West 32nd is the story of an ambitious young New York attorney (played by John Cho) who stumbles into the Korean-American underworld during his pursuit of a pro bono case. The movie is evocative of an old Al Pacino cops and robbers flick mixed with the influences of recent Asian cinema like Oldboy or Infernal Affairs. It has all the elements of an excellent crime drama; lots of action, plenty of plot twists and turns, sexual tension (with Battlestar Galactica's Grace Park), moral dilemmas and a not too-neatly tied up ending.
It felt like more than just a good movie though. It felt special somehow. It struck us that it is probably the only movie in this genre that we've seen that feels like a totally American story and an authentically Asian-American one as well.
West 32nd trailer above. SFist Mihi, contributing.
The character played by Cho is a second generation Korean-American and his introduction to the underbelly of New York's K-Town located at West 32nd Street feels foreign to him too.
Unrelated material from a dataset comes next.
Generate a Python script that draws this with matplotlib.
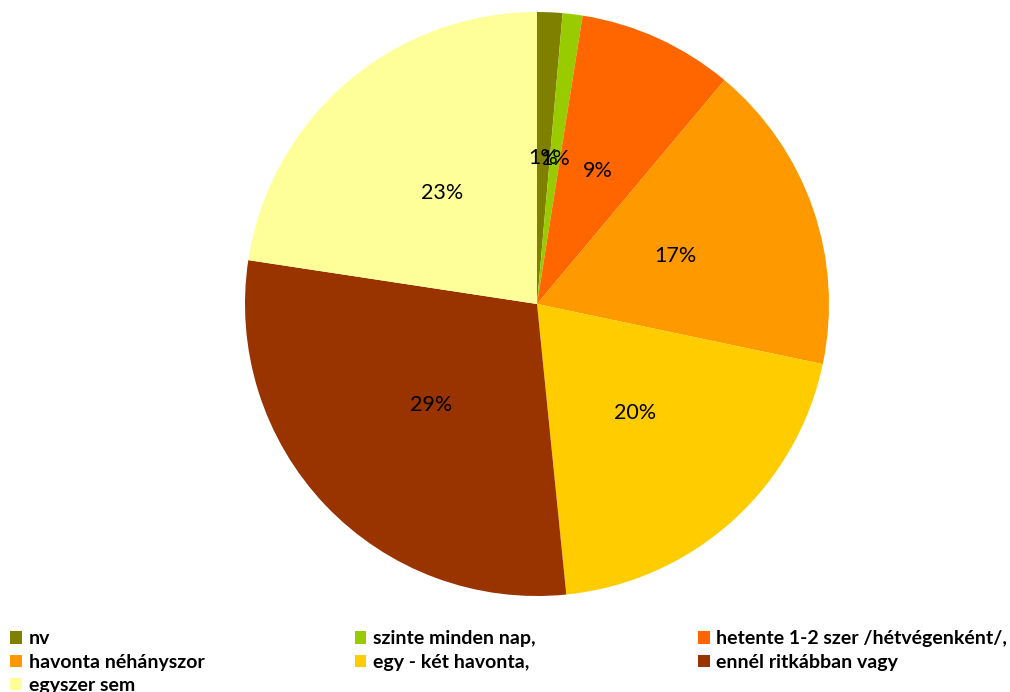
import numpy as np
import matplotlib.pyplot as plt

# ---   DATA   --- #
LABELS = [
    'nv', 'szinte minden nap,', 'hetente 1-2 szer /hétvégenként/,',
    'havonta néhányszor', 'egy - két havonta,', 'ennél ritkábban vagy',
    'egyszer sem'
]
SHARES = [1.4, 1.1, 8.6, 17.2, 20.1, 29.0, 22.6]
COLORS = [
    '#808000', '#99CC00', '#FF6600', '#FF9900', '#FFCC00', '#993300',
    '#FFFF99'
]

plt.rcParams['font.family'] = ['Lato', 'DejaVu Sans']

# ---   FIGURE   --- #
W, H = 1010, 692
fig = plt.figure(figsize=(W / 100, H / 100), dpi=100)
cx, cy, r = 537, 304, 292
ax = fig.add_axes([(cx - r) / W, (H - cy - r) / H, 2 * r / W, 2 * r / H])
wedges, texts, autotexts = ax.pie(
    SHARES, colors=COLORS, startangle=90, counterclock=False,
    autopct='%.0f%%', pctdistance=0.5, radius=1,
    textprops=dict(fontsize=15.5, color='black')
)
ax.set_xlim(-1, 1)
ax.set_ylim(-1, 1)
ax.set_aspect('equal')
ax.axis('off')

# Legend in three fixed columns
columns = [[0, 3, 6], [1, 4], [2, 5]]
xpos = [0.010, 0.351, 0.691]
for col, x in zip(columns, xpos):
    fig.legend(
        [wedges[i] for i in col], [LABELS[i] for i in col],
        loc='upper left', bbox_to_anchor=(x, 0.089), frameon=False,
        prop=dict(size=14, weight='bold'), handlelength=0.6,
        handleheight=0.6, handletextpad=0.35, labelspacing=0.32,
        borderaxespad=0, borderpad=0
    )

fig.savefig('out.png', dpi=100)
And yet, the Korean-American gangsters who populate this underworld are uniquely American in the same way that the characters in The Godfather are uniquely American. Something about the fact that all these Asian people in the movie were all part of an American story, felt quietly revolutionary. The director Michael Kang noted after the movie, that when the script was shopped around to Hollywood studios, he got the sense that they liked the script but wanted maybe, an Ashton Kutcher to play the John Cho role.
We've noticed that independent directors frustrated by this mentality too often end up making narrowly focused movies in the other extreme. Movie-making outside the Hollywood machine sometimes feels directed for a highly targeted audience. Asian-American stories are often centered on tales of immigration, gay films deal heavily with the process of coming out, and Jewish stories are deeply informed by the Holocaust. And sure, these are seminal themes for all these groups and important stories to tell. But at some point we just want some plain old entertaining movies too that just incidentally happen to feature characters that reflect the real America. How odd to think that this still feels so radical in 2008.



amen! I saw this movie and I loved it (and have a huge crush on John Cho now!) because I could relate to it. Not to being Korean, but to being on the outside looking in. And as a white girl, I feel like I am looking in at other cultures a lot, and it comforted me to know that it happens all over the place, even by people of other ethnicities.
All in all, a great movie that was AWESOME. Go see it!